“Why u pressuring the hands dem weh done dem pon jaw? Look how much money reggae and dancehall draw; food vendors bartenders pawty a dem income fi pay bills cuz nuttin nuh politics nuh bring come. Jamaica known round the worl’ as a pawty kingdom. So when the jerk chicken, soup and nuh corn naw self how the light a go stay on inna the place weh we dwell?”
This is the cry from entertainer Bling Dawg on behalf of the dancehall fraternity, for the authorities to take a balanced approach to the enforcement of the Noise Abatement Act, which seeks to protect citizens from noise created by sound systems at night, but which has potential disastrous consequences for dancehall.
Just recently, the police announced plans to step up their enforcement of the law. Commissioner Police Owen Ellington also indicated recently that show promoters who book entertainers who are deemed a bad influence will be denied permits, and that permits will not be granted for dances set for areas with a history of violence.
However, in a song titled Letter to the Government, Dawg urged authorities not to destroy the industry just for the sake of enforcing the law.
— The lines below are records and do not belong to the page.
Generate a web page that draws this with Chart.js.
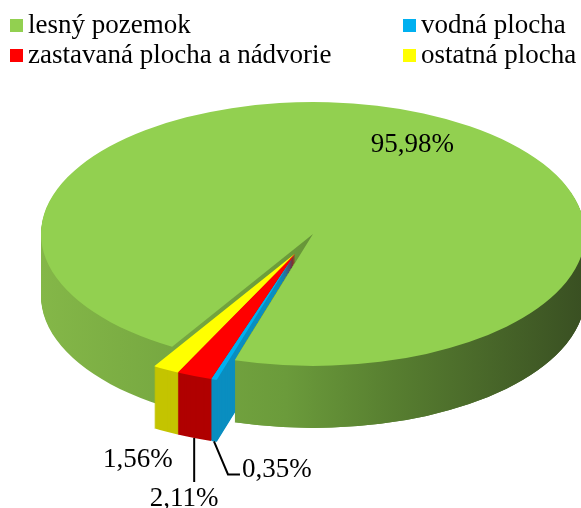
<!DOCTYPE html>
<html>
<head>
<meta charset="utf-8">
<script src="https://cdn.jsdelivr.net/npm/chart.js@4.4.0/dist/chart.umd.min.js"></script>
<style>
  body { margin: 0; background: #fff; }
  #wrap { position: relative; width: 581px; height: 508px; overflow: hidden; }
  #legend { position: absolute; left: 0; top: 0; width: 581px; height: 80px;
            font-family: "Liberation Serif", "Times New Roman", serif; font-size: 27px; color: #000; }
  .item { position: absolute; white-space: nowrap; line-height: 30px; }
  .box { display: inline-block; width: 13px; height: 13px; margin-right: 5px; position: relative; top: -1px; }
</style>
</head>
<body>
<div id="wrap">
  <canvas id="pie"></canvas>
  <div id="legend"></div>
</div>
<script>
const categories = ["lesný pozemok", "vodná plocha", "zastavaná plocha a nádvorie", "ostatná plocha"];
const shares = [95.98, 0.35, 2.11, 1.56];

const topColors = ["#92D050", "#00B0F0", "#FF0000", "#FFFF00"];
const sideColors = [null, "#0A8EC0", "#B00000", "#C4C400"]; // null -> green gradient

// where the squashed pie sits on the page
const CX = 313, CY = 234, R = 272, K = 0.485, DEPTH = 62, EXPLODE = 44;

const fmt = v => v.toFixed(2).replace(".", ",") + "%";

/* legend, two columns like the original */
const legendSpots = [[10, 9], [403, 9], [10, 39], [403, 39]];
const legend = document.getElementById("legend");
categories.forEach((name, i) => {
  const d = document.createElement("div");
  d.className = "item";
  d.style.left = legendSpots[i][0] + "px";
  d.style.top = legendSpots[i][1] + "px";
  d.innerHTML = '<span class="box" style="background:' + topColors[i] + '"></span>' + name;
  legend.appendChild(d);
});

// the small slices are pulled out together along their common middle
function shiftFor(meta, i) {
  if (i === 0) return [0, 0];
  const first = meta.data[1], last = meta.data[meta.data.length - 1];
  const h = (first.startAngle + last.endAngle) / 2;
  return [Math.cos(h) * EXPLODE, Math.sin(h) * EXPLODE];
}

function drawFace(ctx, el, shift, dy, color) {
  ctx.save();
  ctx.translate(CX, CY + dy);
  ctx.scale(1, K);
  ctx.translate(shift[0] - el.x, shift[1] - el.y);
  const o = el.options;
  el.options = Object.assign({}, o, { backgroundColor: color, borderWidth: 0 });
  el.draw(ctx);
  el.options = o;
  ctx.restore();
}

function drawWall(ctx, el, shift, color) {
  for (let d = DEPTH; d >= 1; d--) drawFace(ctx, el, shift, d, color);
}

function onPage(shift, a, r, dy) {
  return [CX + shift[0] + Math.cos(a) * r, CY + dy + (shift[1] + Math.sin(a) * r) * K];
}

const pie3d = {
  id: "pie3d",
  beforeDatasetsDraw(chart) {
    const ctx = chart.ctx;
    const meta = chart.getDatasetMeta(0);
    const arcs = meta.data;
    const green = arcs[0];

    const g = ctx.createLinearGradient(green.x - R, 0, green.x + R, 0);
    g.addColorStop(0, "#84b748");
    g.addColorStop(0.45, "#6b9b3b");
    g.addColorStop(0.65, "#577e30");
    g.addColorStop(1, "#394f22");
    const sides = sideColors.map(c => c || g);

    // side walls: the big slice first, then the small ones from left to right
    drawWall(ctx, green, [0, 0], g);
    for (let i = arcs.length - 1; i >= 1; i--) drawWall(ctx, arcs[i], shiftFor(meta, i), sides[i]);

    // the green corner right of the gap stands in front of the pulled-out slices
    const c0 = onPage([0, 0], 0, 0, 0);
    const p0 = onPage([0, 0], green.endAngle, R, 0);
    ctx.save();
    ctx.beginPath();
    ctx.moveTo(c0[0], c0[1]);
    ctx.lineTo(p0[0], p0[1]);
    ctx.lineTo(p0[0], chart.height);
    ctx.lineTo(chart.width, chart.height);
    ctx.lineTo(chart.width, 0);
    ctx.lineTo(c0[0], 0);
    ctx.closePath();
    ctx.clip();
    drawWall(ctx, green, [0, 0], g);
    ctx.restore();

    // top faces
    arcs.forEach((el, i) => drawFace(ctx, el, shiftFor(meta, i), 0, topColors[i]));

    // value labels
    ctx.save();
    ctx.fillStyle = "#000";
    ctx.strokeStyle = "#000";
    ctx.lineWidth = 2;
    ctx.font = '27px "Liberation Serif", "Times New Roman", serif';
    arcs.forEach((el, i) => {
      const shift = shiftFor(meta, i);
      const mid = (el.startAngle + el.endAngle) / 2;
      const txt = fmt(shares[i]);
      if (i === 0) {
        const p = onPage(shift, mid, R * 0.8, 0);
        ctx.textAlign = "center";
        ctx.textBaseline = "middle";
        ctx.fillText(txt, p[0] + 11, p[1] + 7);
        return;
      }
      const b = onPage(shift, mid, R, DEPTH);
      ctx.textBaseline = "alphabetic";
      if (i === 1) {
        ctx.beginPath();
        ctx.moveTo(b[0], b[1]);
        ctx.lineTo(b[0] + 14, b[1] + 33);
        ctx.lineTo(b[0] + 26, b[1] + 33);
        ctx.stroke();
        ctx.textAlign = "left";
        ctx.fillText(txt, b[0] + 28, b[1] + 36);
      } else if (i === 2) {
        ctx.beginPath();
        ctx.moveTo(b[0], b[1]);
        ctx.lineTo(b[0], b[1] + 44);
        ctx.stroke();
        ctx.textAlign = "center";
        ctx.fillText(txt, b[0] - 10, b[1] + 68);
      } else {
        ctx.textAlign = "right";
        ctx.fillText(txt, b[0] + 7, b[1] + 35);
      }
    });
    ctx.restore();
    return false; // faces already drawn above
  }
};

new Chart(document.getElementById("pie"), {
  type: "pie",
  data: {
    labels: categories,
    datasets: [{
      data: shares,
      backgroundColor: topColors,
      borderWidth: 0,
      clip: false
    }]
  },
  options: {
    responsive: true,
    maintainAspectRatio: false,
    animation: false,
    events: [],
    rotation: 211.2,
    radius: R,
    plugins: {
      legend: { display: false },
      tooltip: { enabled: false }
    }
  },
  plugins: [pie3d]
});
</script>
</body>
</html>
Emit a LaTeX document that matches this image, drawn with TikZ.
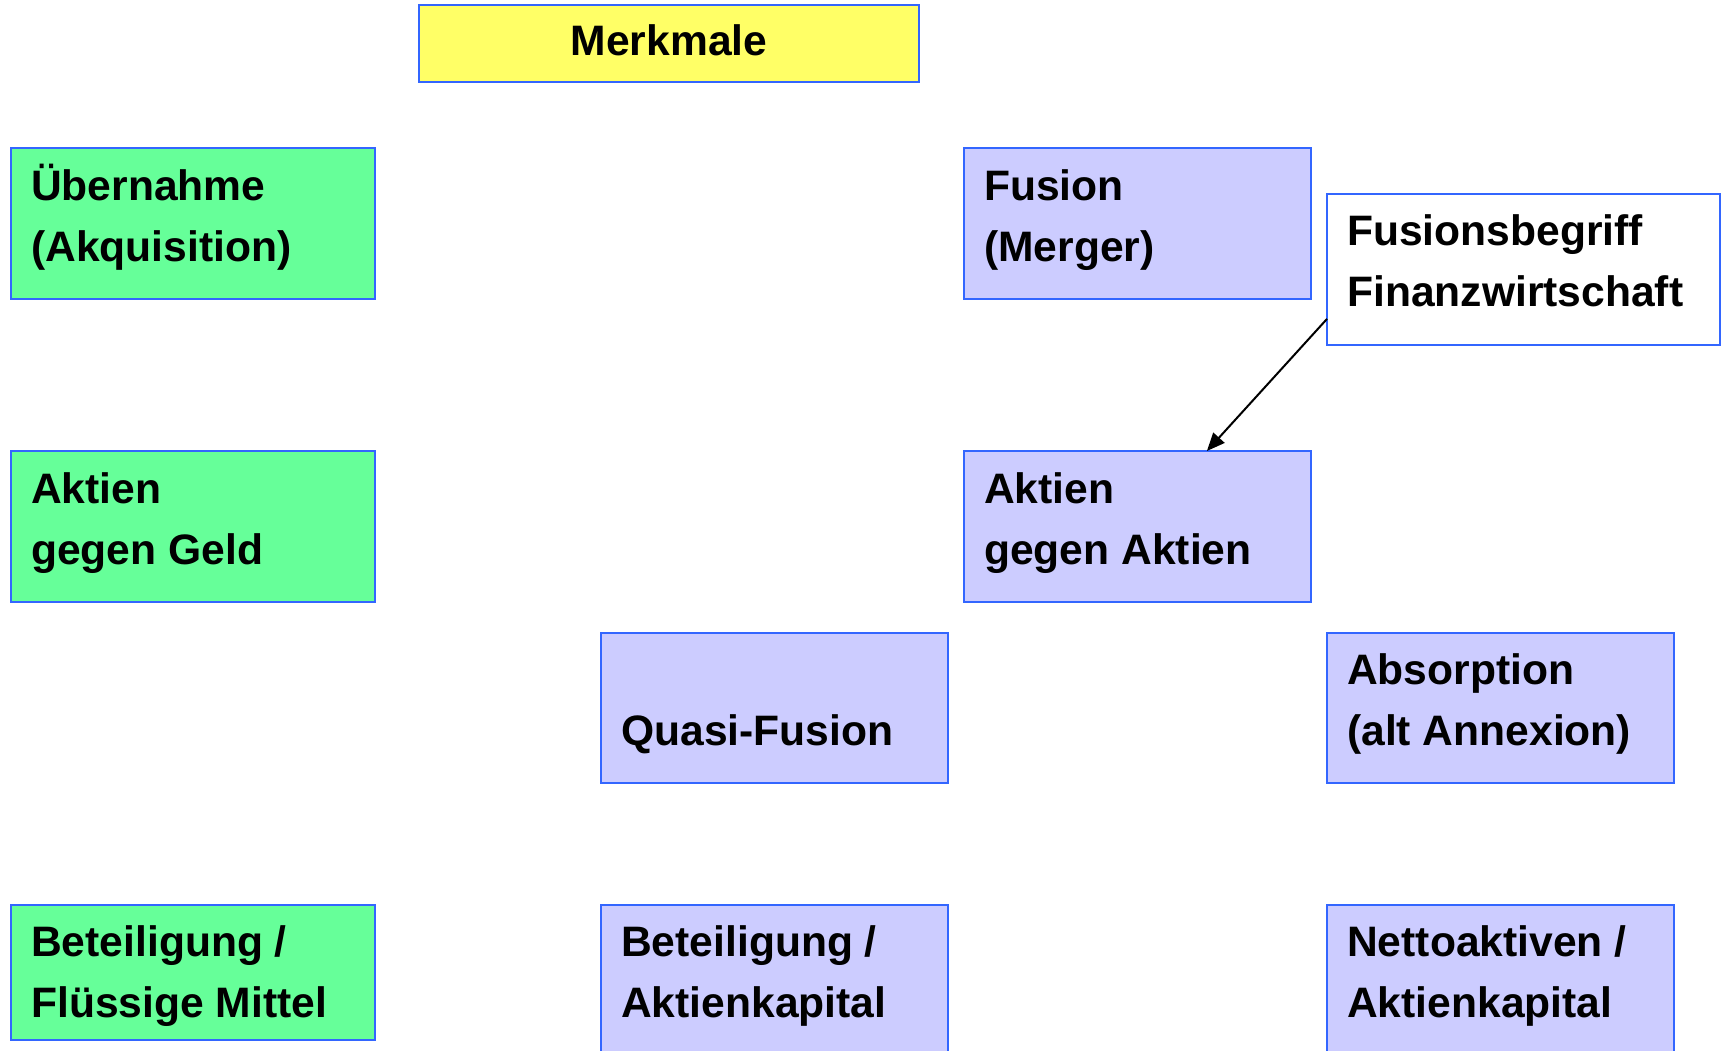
\documentclass[tikz,border=0pt]{standalone}
\usepackage{fontspec}
\setmainfont{Liberation Sans}
\usetikzlibrary{calc,arrows.meta}
\definecolor{frameblue}{HTML}{3366FF}
\definecolor{boxgreen}{HTML}{66FF99}
\definecolor{boxlilac}{HTML}{CCCCFF}
\definecolor{boxyellow}{HTML}{FFFF66}
\newcommand{\twolines}[2]{\begin{tabular}[t]{@{}l@{}}#1\\#2\end{tabular}}
\begin{document}
\begin{tikzpicture}[x=1pt,y=-1pt,
  box/.style={draw=frameblue,line width=2pt,rectangle,inner sep=0pt,outer sep=0pt,anchor=north west},
  greenbox/.style={box,fill=boxgreen,minimum width=363.5pt,minimum height=150.5pt},
  lilacbox/.style={box,fill=boxlilac,minimum width=347pt,minimum height=150.5pt},
  txt/.style={inner sep=0pt,anchor=base west,font=\bfseries\fontsize{42.6}{61}\selectfont},
  link/.style={line width=2pt,-{Triangle[length=18pt,width=15pt]}}]
\path[use as bounding box,clip] (0,0) rectangle (1725,1051);

% title
\node[box,fill=boxyellow,minimum width=500pt,minimum height=76.5pt] (mk) at (419,5.5) {};
\node[inner sep=0pt,anchor=base,font=\bfseries\fontsize{42.6}{61}\selectfont] (mkT) at ($(mk.north)+(0,50.5)$) {Merkmale};

% acquisition column
\node[greenbox] (ueb) at (11,148.5) {};
\node[txt] (uebT) at ($(ueb.north west)+(20,52)$) {\twolines{Übernahme}{(Akquisition)}};
\node[greenbox] (agg) at (11,451) {};
\node[txt] (aggT) at ($(agg.north west)+(20,52)$) {\twolines{Aktien}{gegen Geld}};
\node[greenbox,minimum height=135.5pt] (bfm) at (11,904.5) {};
\node[txt] (bfmT) at ($(bfm.north west)+(20,52)$) {\twolines{Beteiligung /}{Flüssige Mittel}};

% merger column
\node[lilacbox] (fus) at (964,148.5) {};
\node[txt] (fusT) at ($(fus.north west)+(20,52)$) {\twolines{Fusion}{(Merger)}};
\node[box,fill=white,minimum width=393pt,minimum height=150.5pt] (fb) at (1327,194) {};
\node[txt] (fbT) at ($(fb.north west)+(20,52)$) {\twolines{Fusionsbegriff}{Finanzwirtschaft}};
\node[lilacbox] (aga) at (964,451) {};
\node[txt] (agaT) at ($(aga.north west)+(20,52)$) {\twolines{Aktien}{gegen Aktien}};

% quasi-fusion and absorption
\node[lilacbox] (qf) at (601,632.5) {};
\node[txt] (qfT) at ($(qf.north west)+(20,113)$) {Quasi-Fusion};
\node[lilacbox] (abs) at (1327,632.5) {};
\node[txt] (absT) at ($(abs.north west)+(20,52)$) {\twolines{Absorption}{(alt Annexion)}};

\node[lilacbox,minimum height=170pt] (bak) at (601,904.5) {};
\node[txt] (bakT) at ($(bak.north west)+(20,52)$) {\twolines{Beteiligung /}{Aktienkapital}};
\node[lilacbox,minimum height=170pt] (nak) at (1327,904.5) {};
\node[txt] (nakT) at ($(nak.north west)+(20,52)$) {\twolines{Nettoaktiven /}{Aktienkapital}};

% pointer from the definition note
\coordinate (fbOut) at ($(fb.north west)!0.83!(fb.south west)$);
\coordinate (agaIn) at ($(aga.north west)!0.70!(aga.north east)$);
\draw[link] (fbOut) -- (agaIn);
\end{tikzpicture}
\end{document}
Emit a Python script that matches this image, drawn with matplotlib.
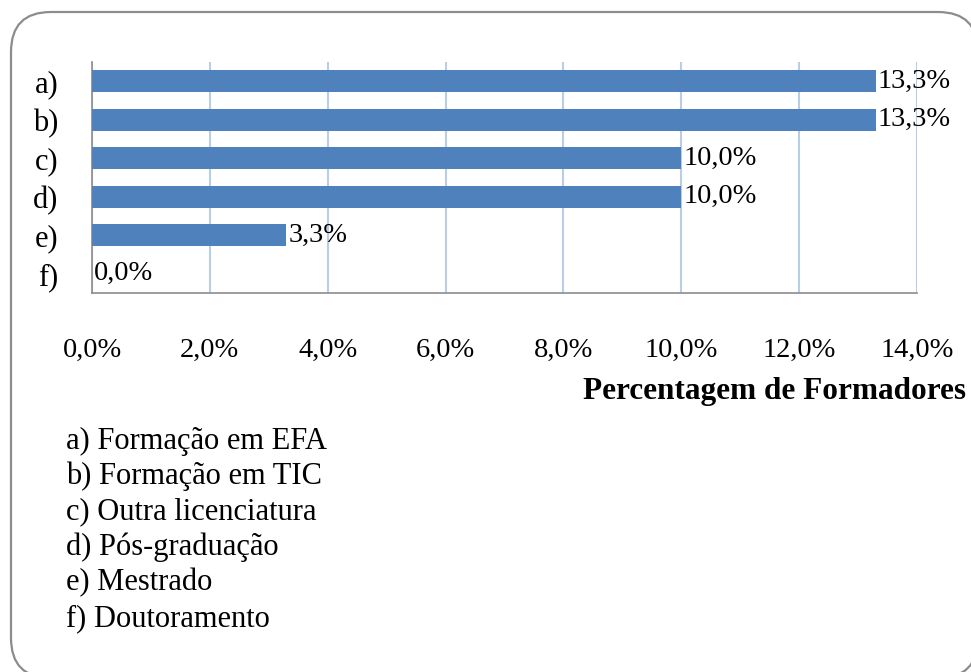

That, he says, was his primary inspiration for the song that while not yet officially released has been getting steady airplay in the past few days.
“From the other day I see them implementing stronger enforcement on the 2 o’clock lock-off for the dance and the inspiration that me get,” said Bling Dawg. “I just felt like it was a better idea if you write a letter because if you write a letter you have more things you can say than in an eight-bar or 12-bar song.”
Bling Dawg, who had a recent release called Run Out with Bounty Killer, believes the time has come for the stakeholders in the entertainment industry to come together to protect their interests which are under threat. “This is like the whole collective energy for the industry to come together; dancers, singers, producers, sound owners, promoters, even the liquor companies because on a nightly basis they sell a tremendous amount of liquor,” he said. “We’re not bashing anybody but we should have peace of mind to know that we can talk to save our food.”
He is calling for compromise, confident that a solution can be found that everyone can live with.
According to the ‘letter’: ‘Compromise but a nuh every decision weh yuh mek even propa pon the mission, dark only destroy we vision, please just use yuh discretion and rememba a nuh every ghetto relish inna weapon. Some born poor it nuh really hard fi recon the next way fi get rich is fi hitch pon the second. Hand pon the wall weh di clock nuh waan deh pon. Politics a yawd outshine religion but still we find peace tru the dance. Mek we patronize wi own nuh badda sweep tru the dance. Hardship, reality me see it tru mi glance, unuh cutting tourism when unuh locking off the dance. (Pree dat!)’
The entertainer believes the industry needs to speak with one voice in defending the rights of people within the industry. “It can’t depend on me alone. I am just a voice but we need the collective energy of the whole fraternity as a voice,” he said. “Me cyan go inna house a Parliament go talk so I have to put it out in my hub where me can talk as the voice of the people.”